Signatures of Majorana Bound States in the Diffraction Patterns of Extended Superconductor-Topological Insulator-Superconductor Josephson Junctions

In an extended superconductor-topological insulator-superconductor (S-TI-S) Josephson junction in a magnetic field, localized Majorana bound states (MBS) are predicted to exist at the cores of Josephson vortices where the local phase difference across the junction is an odd-multiple of \(\pi\). These states contribute a supercurrent with a \(4\pi\)-periodic current-phase relation (CPR) that adds to the conventional \(2\pi\)-periodic sinusoidal CPR. In this work, we present a comprehensive experimental study of the critical current vs. applied magnetic field diffraction patterns of lateral Nb-Bi\(_2\)Se\(_3\)-Nb Josephson junctions. We compare our observations to a model of the Josephson dynamics in the S-TI-S junction system to explore what feature of MBS are, or are not, exhibited in these junctions.

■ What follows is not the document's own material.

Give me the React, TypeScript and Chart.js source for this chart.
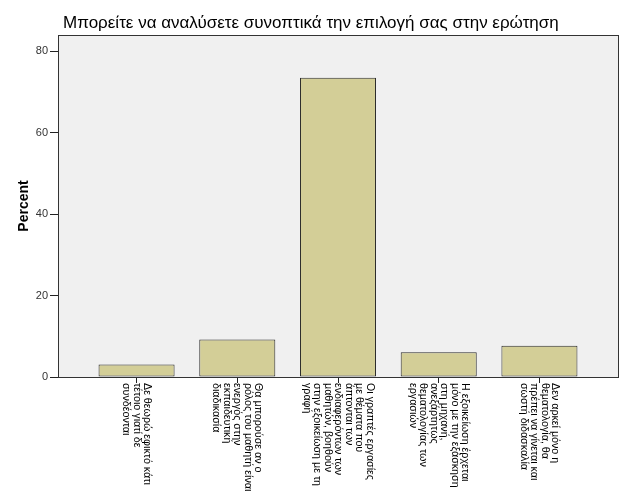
import React, { useEffect, useRef } from "react";
import { Chart, registerables } from "chart.js";

Chart.register(...registerables);

const TITLE = "Μπορείτε να αναλύσετε συνοπτικά την επιλογή σας στην ερώτηση";
const Y_TITLE = "Percent";

const categories: string[][] = [
  ["Δε θεωρώ εφικτό κάτι", "τέτοιο γιατί δε", "συνδέονται"],
  ["Θα μπορούσε αν ο", "ρόλος του μαθητή είναι", "ενεργός στην", "εκπαιδευτική", "διαδικασία"],
  [
    "Οι γραπτές εργασίες",
    "με θέματα που",
    "άπτονται των",
    "ενδιαφερόντων των",
    "μαθητών, βοηθούν",
    "στην εξοικείωση με τη",
    "γραφή",
  ],
  [
    "Η εξοικείωση έρχεται",
    "μόνο με την εξάσκηση",
    "στη μηχανή,",
    "ανεξάρτητως",
    "θεματολογίας των",
    "εργασιών",
  ],
  ["Δεν αρκεί μόνο η", "θεματολογία, θα", "πρέπει να γίνεται και", "σωστή διδασκαλία"],
];

const percents = [3.1, 9.2, 73.5, 6.1, 7.7];
const yTicks = [0, 20, 40, 60, 80];

const FONT = '"Liberation Sans", Arial, sans-serif';

export default function App() {
  const ref = useRef<HTMLCanvasElement | null>(null);

  useEffect(() => {
    if (!ref.current) return;

    const framePlugin = {
      id: "frame",
      beforeDraw(chart: any) {
        const { ctx, chartArea: a } = chart;
        ctx.save();
        ctx.fillStyle = "#f0f0f0";
        ctx.fillRect(a.left, a.top, a.right - a.left, a.bottom - a.top);
        ctx.restore();
      },
      afterDraw(chart: any) {
        const { ctx, chartArea: a } = chart;
        ctx.save();
        ctx.strokeStyle = "#333";
        ctx.lineWidth = 1;
        ctx.strokeRect(
          Math.round(a.left) + 0.5,
          Math.round(a.top) + 0.5,
          Math.round(a.right - a.left),
          Math.round(a.bottom - a.top)
        );

        // title
        ctx.fillStyle = "#000";
        ctx.font = `17px ${FONT}`;
        ctx.textAlign = "left";
        ctx.textBaseline = "alphabetic";
        ctx.fillText(TITLE, 63, 28);

        // x category labels, rotated to read top-to-bottom
        const xs = chart.scales.x;
        ctx.font = `10.7px ${FONT}`;
        ctx.textBaseline = "middle";
        const lh = 10.5;
        categories.forEach((lines, i) => {
          const px = xs.getPixelForValue(i);
          ctx.save();
          ctx.translate(px, a.bottom + 6);
          ctx.rotate(Math.PI / 2);
          const n = lines.length;
          lines.forEach((line, j) => {
            ctx.fillText(line, 0, (j - (n - 1) / 2) * lh);
          });
          ctx.restore();
        });
        ctx.restore();
      },
    };

    const chart = new Chart(ref.current, {
      type: "bar",
      data: {
        datasets: [
          {
            label: Y_TITLE,
            data: percents.map((v, i) => ({ x: i, y: v })),
            backgroundColor: "#d3ce97",
            borderColor: "#2a2a2a",
            borderWidth: 1,
            borderSkipped: false,
            categoryPercentage: 1,
            barPercentage: 0.755,
          },
        ],
      },
      options: {
        responsive: false,
        animation: false,
        devicePixelRatio: 1,
        layout: { padding: { top: 35, right: 8, left: 0, bottom: 0 } },
        plugins: {
          legend: { display: false },
          tooltip: { enabled: false },
          title: { display: false },
        },
        scales: {
          x: {
            type: "linear",
            offset: false,
            min: -0.78,
            max: 4.78,
            afterBuildTicks: (s: any) => {
              s.ticks = categories.map((_, i) => ({ value: i }));
            },
            afterFit: (s: any) => {
              s.height = 124;
            },
            ticks: { display: false },
            grid: {
              offset: false,
              drawOnChartArea: false,
              drawTicks: true,
              tickLength: 6,
              color: "#222",
            },
            border: { display: true, color: "#333" },
          },
          y: {
            min: 0,
            max: 84,
            afterBuildTicks: (s: any) => {
              s.ticks = yTicks.map((v) => ({ value: v }));
            },
            afterFit: (s: any) => {
              s.width = 58;
            },
            ticks: {
              color: "#333",
              font: { family: FONT, size: 11 },
              padding: 2,
            },
            grid: {
              drawOnChartArea: false,
              drawTicks: true,
              tickLength: 8,
              color: "#222",
            },
            border: { display: true, color: "#333" },
            title: {
              display: true,
              text: Y_TITLE,
              color: "#000",
              font: { family: FONT, size: 14, weight: "bold" },
              padding: { top: 16, bottom: 0 },
            },
          },
        },
      },
      plugins: [framePlugin],
    } as any);

    return () => chart.destroy();
  }, []);

  return (
    <div style={{ position: "absolute", left: 0, top: 0, width: 626, height: 501, background: "#fff" }}>
      <canvas ref={ref} width={626} height={501} style={{ display: "block" }} />
    </div>
  );
}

Consistent with the model, we find several distinct deviations from a Fraunhofer diffraction pattern that is expected for a uniform sin\(({\phi})\) CPR. In particular, we observe abrupt changes in the diffraction pattern at applied magnetic fields in which the current-carrying localized MBS are expected to enter the junction, and a lifting of the odd-numbered nodes consistent with a \(4\pi\)-periodic sin\((\phi/2)\)-component in the CPR. We also see that although the even-numbered nodes often remain fully-formed, we sometimes see deviations that are consistent with quasiparticle-induced fluctuations in the parity of the MBS pairs that encodes quantum information.